BruinDust
Registered User
- Aug 2, 2005
- 25,129
- 23,761
But see that's it - I went through a whole winter session with a pretty good coach (in a group). Half the time there was no puck involved - just skating and edges. And it really helped me. I mean it helped coming from a low bar, but my skating improved significantly - and nothing I ever would have learned just playing games.
So that's where even if you're 1 16 year old who with no path to pro hockey - there's still a lot of benefit to working on fundamentals. Maybe you have a bad coach who doesn't teach those things, but a good coach who does is gold.
That makes sense. And I do agree with you that there are skating fundamentals you can't work on in a game. For example, my backwards cross-overs left-to-right have never gotten back to what they were when I played minor hockey. Only practice focusing on that skill would I be able to improve upon it.
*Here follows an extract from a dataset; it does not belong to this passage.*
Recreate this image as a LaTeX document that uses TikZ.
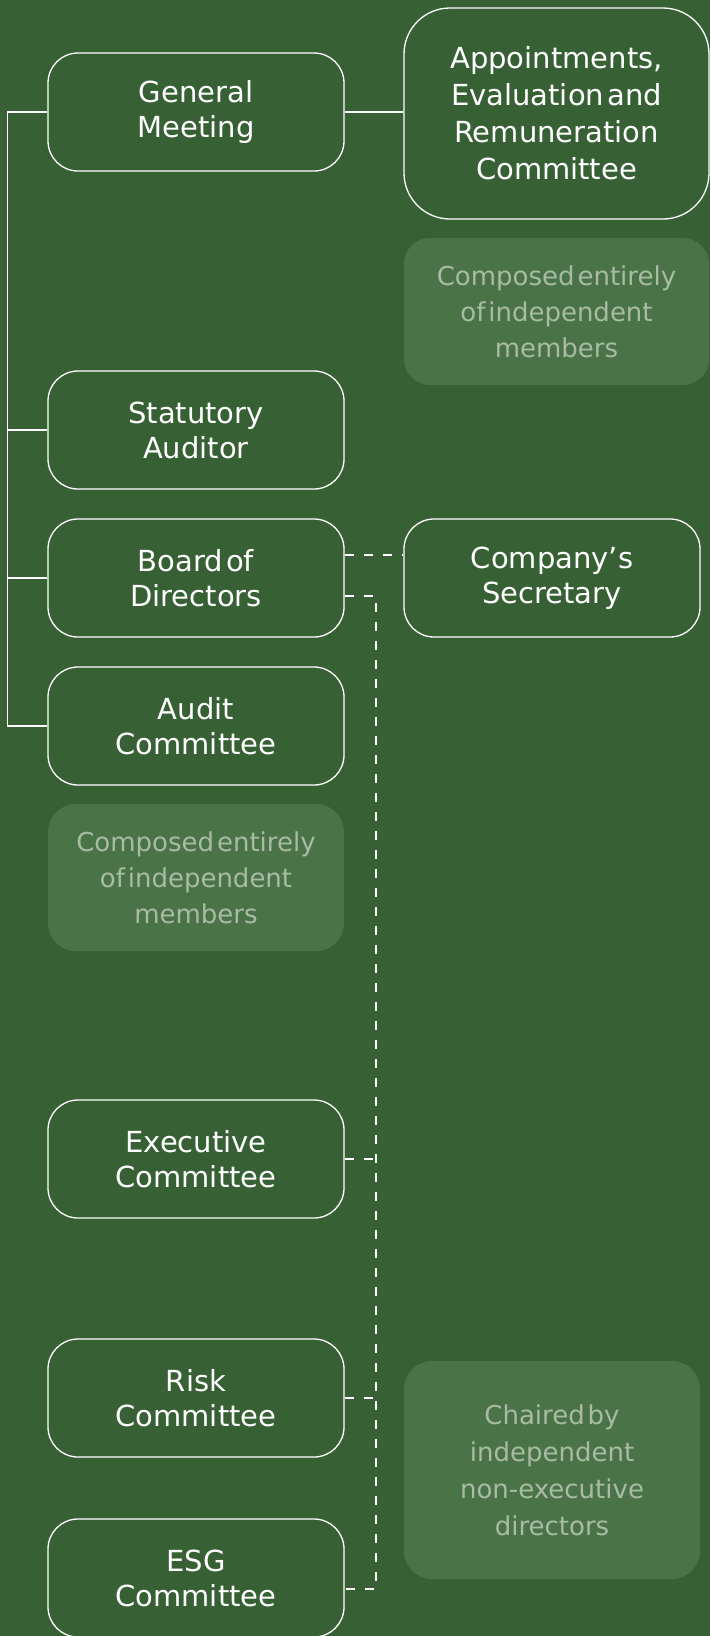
\documentclass[tikz,border=0pt]{standalone}
\usepackage{fontspec}
\setmainfont{DejaVu Sans}
\newfontfamily\mainf[WordSpace=0.55]{DejaVu Sans}
\newfontfamily\notef[WordSpace=0.35]{DejaVu Sans}
\definecolor{bg}{RGB}{55,97,52}
\definecolor{notefill}{RGB}{74,116,72}
\definecolor{notetext}{RGB}{168,187,164}
\tikzset{
  orgbox/.style={draw=white, line width=1.3pt, fill=bg, rectangle, rounded corners=30pt,
    minimum width=296pt, minimum height=118pt, inner sep=0pt, align=center, text=white,
    font=\mainf\fontsize{29}{35}\selectfont},
  notebox/.style={fill=notefill, draw=none, rectangle, rounded corners=28pt,
    minimum width=296pt, minimum height=147pt, inner sep=0pt, align=center, text=notetext,
    font=\notef\fontsize{26}{36}\selectfont},
  solidline/.style={draw=white, line width=1.3pt},
  dashline/.style={draw=white, line width=1.3pt, dash pattern=on 9pt off 10pt}
}
\begin{document}
\begin{tikzpicture}[x=1pt,y=-1pt]
\fill[bg] (0,0) rectangle (710,1636);
\useasboundingbox (0,0) rectangle (710,1636);
\begin{scope}
\clip (0,0) rectangle (710,1636);
% left column
\node[orgbox] (gm) at (196,112) {General\\Meeting};
\node[orgbox] (sa) at (196,430) {Statutory\\Auditor};
\node[orgbox] (bd) at (196,578) {Board of\\Directors};
\node[orgbox] (ac) at (196,726) {Audit\\Committee};
\node[notebox] (n2) at (196,877.5) {Composed entirely\\of independent\\members};
\node[orgbox] (ex) at (196,1159) {Executive\\Committee};
\node[orgbox] (rc) at (196,1398) {Risk\\Committee};
\node[orgbox] (esg) at (196,1578) {ESG\\Committee};
% right column
\node[orgbox, rounded corners=46pt, minimum width=305pt, minimum height=211pt,
  font=\mainf\fontsize{29}{37}\selectfont] (app) at (556.5,113.5)
  {Appointments,\\Evaluation and\\Remuneration\\Committee};
\node[notebox, minimum width=305pt, rounded corners=26pt] (n1) at (556.5,311.5) {Composed entirely\\of independent\\members};
\node[orgbox] (sec) at (552,578) {Company’s\\Secretary};
\node[notebox, minimum height=218pt, font=\notef\fontsize{26}{37}\selectfont] (n3) at (552,1470) {Chaired by\\independent\\non-executive\\directors};
% solid connectors
\coordinate (lb) at (7.5,0);
\draw[solidline] (gm.west) -- (gm.west -| lb) -- (ac.west -| lb) -- (ac.west);
\draw[solidline] (sa.west) -- (sa.west -| lb);
\draw[solidline] (bd.west) -- (bd.west -| lb);
\draw[solidline] (gm.east) -- (gm.east -| app.west);
% dashed connectors
\coordinate (busTop) at (376,596);
\coordinate (busBot) at (376,1589);
\draw[dashline] ([yshift=23pt]bd.east) -- ([yshift=23pt]sec.west);
\draw[dashline] ([yshift=-18pt]bd.east) -- (busTop) -- (busBot) -- ([yshift=-11pt]esg.east);
\draw[dashline] (ex.east) -- (ex.east -| busTop);
\draw[dashline] (rc.east) -- (rc.east -| busTop);
\end{scope}
\end{tikzpicture}
\end{document}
I found once we got to that say 15-16 year old level, the practices didn't involve much if any of this kind of work. I recall it being there in the practices at lower age groups (not novice but upper atom and peewee). Granted they did now have to spend some time on body-checking and learning how to take a hit. I found the practices were generic, repetitive, unorganized, just not well done. Almost no individual instruction. And from one coach to another, they didn't change much.
I guess all of that to say the quality of coaching and the quality of the practices plays a big part in their overall usefulness. And truth be told, that brief time coaching high school I probably ran my practices exactly the same as the coaches I had, so I shouldn't throw too many stones.